[Written task]
Produce an exact copy of all the data below, dropping every image.

[Collected material]
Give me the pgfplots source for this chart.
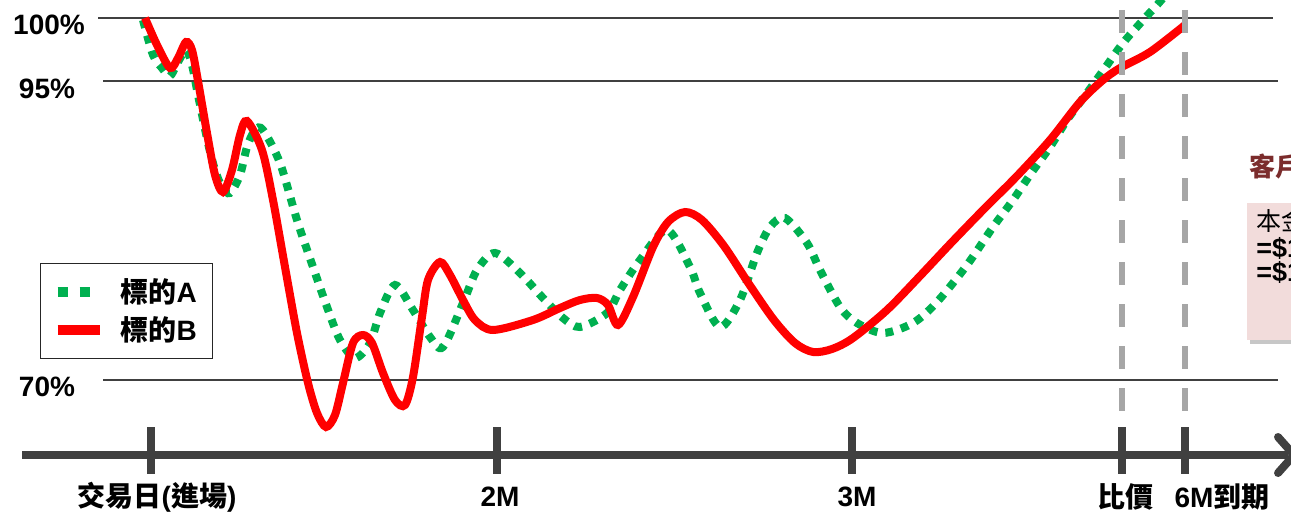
\documentclass[border=0pt]{standalone}
\usepackage{pgfplots}
\pgfplotsset{compat=1.18}
\usepackage{fontspec}
\setmainfont{Liberation Sans}
\newfontfamily\cjk{Noto Sans CJK TC}
\newcommand\zh[1]{{\cjk #1}}
\definecolor{cgreen}{HTML}{00B050}
\definecolor{cred}{HTML}{FF0000}
\definecolor{cgrid}{HTML}{404040}
\definecolor{cdash}{HTML}{A6A6A6}
\definecolor{cpink}{HTML}{F2DCDB}
\definecolor{cbrown}{HTML}{7B2C2C}
\pgfplotstableread{
x y
145 18
157 45
170 68
178 58
186 42
192 50
198 81
207 133
215 175
223 192
232 170
240 135
247 121
262 150
273 200
285 267
297 333
308 383
317 413
326 427
335 415
343 383
353 343
363 335
372 343
383 373
395 400
405 405
413 377
422 317
428 280
440 262
450 275
463 300
475 320
493 330
533 320
560 308
580 300
597 298
608 305
618 325
633 297
653 247
668 222
685 212
702 220
724 246
749 284
774 320
795 343
813 352
832 349
853 338
887 310
920 276
952 242
985 208
1017 176
1050 140
1080 102
1103 80
1120 68
1150 52
1185 25
}\serB
\pgfplotstableread{
x y
143 20
153 55
162 68
170 76
178 62
186 50
192 65
198 95
208 143
215 170
222 187
230 193
240 175
247 147
255 130
263 130
280 163
297 220
313 267
327 307
340 340
355 358
370 343
380 313
395 285
413 310
430 337
443 347
463 303
477 270
495 253
520 273
543 298
563 318
580 327
607 313
620 290
640 260
667 230
690 267
700 293
720 327
740 300
757 253
770 227
785 218
807 243
820 270
840 307
857 323
883 333
913 323
937 302
967 265
993 227
1013 200
1032 172
1050 147
1067 120
1087 93
1105 68
1123 43
1145 18
1157 5
1170 -10
}\serA
\begin{document}
\begin{tikzpicture}
\begin{axis}[
  at={(0,0)}, anchor=south west,
  scale only axis, width=645.5bp, height=256bp,
  xmin=0, xmax=1291, ymin=0, ymax=512, y dir=reverse,
  axis lines=none,
  legend style={at={(axis cs:40,263)}, anchor=north west, draw=black!85, line width=0.6bp,
    inner xsep=6bp, inner ysep=5.5bp, row sep=1.5bp,
    font=\bfseries\fontsize{14bp}{16bp}\selectfont,
    /tikz/every odd column/.append style={column sep=6bp}},
  legend cell align=left,
  legend image code/.code={\draw[#1] (0bp,0bp) -- (21bp,0bp);},
]
% grid lines
\draw[cgrid, line width=1.3bp] (axis cs:98,18) -- (axis cs:1273,18);
\draw[cgrid, line width=1.3bp] (axis cs:103,81) -- (axis cs:1278,81);
\draw[cgrid, line width=1.3bp] (axis cs:103,380) -- (axis cs:1278,380);
% y labels
\begin{scope}[every node/.style={font=\bfseries\fontsize{14bp}{16bp}\selectfont, inner sep=0pt}]
\node at (axis cs:49,25) {100\%};
\node at (axis cs:47,89) {95\%};
\node at (axis cs:47,387) {70\%};
\end{scope}
% x axis
\draw[cgrid, line width=4bp] (axis cs:22,455) -- (axis cs:1288,455);
\draw[cgrid, line width=4bp, line cap=round, line join=round] (axis cs:1278,437) -- (axis cs:1294,455) -- (axis cs:1278,473);
\foreach \t in {151,497,852,1122,1185}{
  \edef\tmp{\noexpand\draw[cgrid, line width=4bp] (axis cs:\t,427) -- (axis cs:\t,474);}\tmp
}
\begin{scope}[every node/.style={font=\bfseries\fontsize{14bp}{16bp}\selectfont, inner sep=0pt}]
\node at (axis cs:157,497) {\zh{交易日}(\zh{進場})};
\node at (axis cs:500,497) {2M};
\node at (axis cs:857,497) {3M};
\node at (axis cs:1125,497) {\zh{比價}};
\node at (axis cs:1222,497) {6M\zh{到期}};
\end{scope}
% right box
\fill[black!22] (axis cs:1250,207) rectangle (axis cs:1300,344);
\fill[cpink] (axis cs:1247,203) rectangle (axis cs:1300,340);
\node[anchor=west, inner sep=0pt, text=cbrown, font=\bfseries\fontsize{13bp}{15bp}\selectfont] at (axis cs:1249,167) {\zh{客戶收益}};
\node[anchor=west, inner sep=0pt, font=\fontsize{12.5bp}{14bp}\selectfont] at (axis cs:1256,221) {\zh{本金保障}};
\begin{scope}[every node/.style={anchor=west, inner sep=0pt, font=\bfseries\fontsize{13.5bp}{15bp}\selectfont}]
\node at (axis cs:1256,248) {=\$100};
\node at (axis cs:1256,272) {=\$100};
\end{scope}
% series
\addlegendimage{color=cgreen, line width=5bp, dash pattern=on 5bp off 6bp}
\addlegendentry{\zh{標的}A}
\addlegendimage{color=cred, line width=5bp}
\addlegendentry{\zh{標的}B}
\addplot[forget plot, color=cgreen, line width=4bp, dash pattern=on 4bp off 4bp, smooth, tension=0.5] table {\serA};
\addplot[forget plot, color=cred, line width=4bp, smooth, tension=0.5] table {\serB};
% dashed verticals
\draw[cdash, line width=3bp, dash pattern=on 11.5bp off 9.5bp] (axis cs:1122,10) -- (axis cs:1122,411);
\draw[cdash, line width=3bp, dash pattern=on 11.5bp off 9.5bp] (axis cs:1185,10) -- (axis cs:1185,411);
\end{axis}
\pgfresetboundingbox
\path[use as bounding box] (0,0) rectangle (645.5bp,256bp);
\end{tikzpicture}
\end{document}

[Written response]
Give me the pgfplots source for this chart.
\documentclass[border=0pt]{standalone}
\usepackage{pgfplots}
\pgfplotsset{compat=1.18}
\usepackage{fontspec}
\setmainfont{Liberation Sans}
\newfontfamily\cjk{Noto Sans CJK TC}
\newcommand\zh[1]{{\cjk #1}}
\definecolor{cgreen}{HTML}{00B050}
\definecolor{cred}{HTML}{FF0000}
\definecolor{cgrid}{HTML}{404040}
\definecolor{cdash}{HTML}{A6A6A6}
\definecolor{cpink}{HTML}{F2DCDB}
\definecolor{cbrown}{HTML}{7B2C2C}
\pgfplotstableread{
x y
145 18
157 45
170 68
178 58
186 42
192 50
198 81
207 133
215 175
223 192
232 170
240 135
247 121
262 150
273 200
285 267
297 333
308 383
317 413
326 427
335 415
343 383
353 343
363 335
372 343
383 373
395 400
405 405
413 377
422 317
428 280
440 262
450 275
463 300
475 320
493 330
533 320
560 308
580 300
597 298
608 305
618 325
633 297
653 247
668 222
685 212
702 220
724 246
749 284
774 320
795 343
813 352
832 349
853 338
887 310
920 276
952 242
985 208
1017 176
1050 140
1080 102
1103 80
1120 68
1150 52
1185 25
}\serB
\pgfplotstableread{
x y
143 20
153 55
162 68
170 76
178 62
186 50
192 65
198 95
208 143
215 170
222 187
230 193
240 175
247 147
255 130
263 130
280 163
297 220
313 267
327 307
340 340
355 358
370 343
380 313
395 285
413 310
430 337
443 347
463 303
477 270
495 253
520 273
543 298
563 318
580 327
607 313
620 290
640 260
667 230
690 267
700 293
720 327
740 300
757 253
770 227
785 218
807 243
820 270
840 307
857 323
883 333
913 323
937 302
967 265
993 227
1013 200
1032 172
1050 147
1067 120
1087 93
1105 68
1123 43
1145 18
1157 5
1170 -10
}\serA
\begin{document}
\begin{tikzpicture}
\begin{axis}[
  at={(0,0)}, anchor=south west,
  scale only axis, width=645.5bp, height=256bp,
  xmin=0, xmax=1291, ymin=0, ymax=512, y dir=reverse,
  axis lines=none,
  legend style={at={(axis cs:40,263)}, anchor=north west, draw=black!85, line width=0.6bp,
    inner xsep=6bp, inner ysep=5.5bp, row sep=1.5bp,
    font=\bfseries\fontsize{14bp}{16bp}\selectfont,
    /tikz/every odd column/.append style={column sep=6bp}},
  legend cell align=left,
  legend image code/.code={\draw[#1] (0bp,0bp) -- (21bp,0bp);},
]
% grid lines
\draw[cgrid, line width=1.3bp] (axis cs:98,18) -- (axis cs:1273,18);
\draw[cgrid, line width=1.3bp] (axis cs:103,81) -- (axis cs:1278,81);
\draw[cgrid, line width=1.3bp] (axis cs:103,380) -- (axis cs:1278,380);
% y labels
\begin{scope}[every node/.style={font=\bfseries\fontsize{14bp}{16bp}\selectfont, inner sep=0pt}]
\node at (axis cs:49,25) {100\%};
\node at (axis cs:47,89) {95\%};
\node at (axis cs:47,387) {70\%};
\end{scope}
% x axis
\draw[cgrid, line width=4bp] (axis cs:22,455) -- (axis cs:1288,455);
\draw[cgrid, line width=4bp, line cap=round, line join=round] (axis cs:1278,437) -- (axis cs:1294,455) -- (axis cs:1278,473);
\foreach \t in {151,497,852,1122,1185}{
  \edef\tmp{\noexpand\draw[cgrid, line width=4bp] (axis cs:\t,427) -- (axis cs:\t,474);}\tmp
}
\begin{scope}[every node/.style={font=\bfseries\fontsize{14bp}{16bp}\selectfont, inner sep=0pt}]
\node at (axis cs:157,497) {\zh{交易日}(\zh{進場})};
\node at (axis cs:500,497) {2M};
\node at (axis cs:857,497) {3M};
\node at (axis cs:1125,497) {\zh{比價}};
\node at (axis cs:1222,497) {6M\zh{到期}};
\end{scope}
% right box
\fill[black!22] (axis cs:1250,207) rectangle (axis cs:1300,344);
\fill[cpink] (axis cs:1247,203) rectangle (axis cs:1300,340);
\node[anchor=west, inner sep=0pt, text=cbrown, font=\bfseries\fontsize{13bp}{15bp}\selectfont] at (axis cs:1249,167) {\zh{客戶收益}};
\node[anchor=west, inner sep=0pt, font=\fontsize{12.5bp}{14bp}\selectfont] at (axis cs:1256,221) {\zh{本金保障}};
\begin{scope}[every node/.style={anchor=west, inner sep=0pt, font=\bfseries\fontsize{13.5bp}{15bp}\selectfont}]
\node at (axis cs:1256,248) {=\$100};
\node at (axis cs:1256,272) {=\$100};
\end{scope}
% series
\addlegendimage{color=cgreen, line width=5bp, dash pattern=on 5bp off 6bp}
\addlegendentry{\zh{標的}A}
\addlegendimage{color=cred, line width=5bp}
\addlegendentry{\zh{標的}B}
\addplot[forget plot, color=cgreen, line width=4bp, dash pattern=on 4bp off 4bp, smooth, tension=0.5] table {\serA};
\addplot[forget plot, color=cred, line width=4bp, smooth, tension=0.5] table {\serB};
% dashed verticals
\draw[cdash, line width=3bp, dash pattern=on 11.5bp off 9.5bp] (axis cs:1122,10) -- (axis cs:1122,411);
\draw[cdash, line width=3bp, dash pattern=on 11.5bp off 9.5bp] (axis cs:1185,10) -- (axis cs:1185,411);
\end{axis}
\pgfresetboundingbox
\path[use as bounding box] (0,0) rectangle (645.5bp,256bp);
\end{tikzpicture}
\end{document}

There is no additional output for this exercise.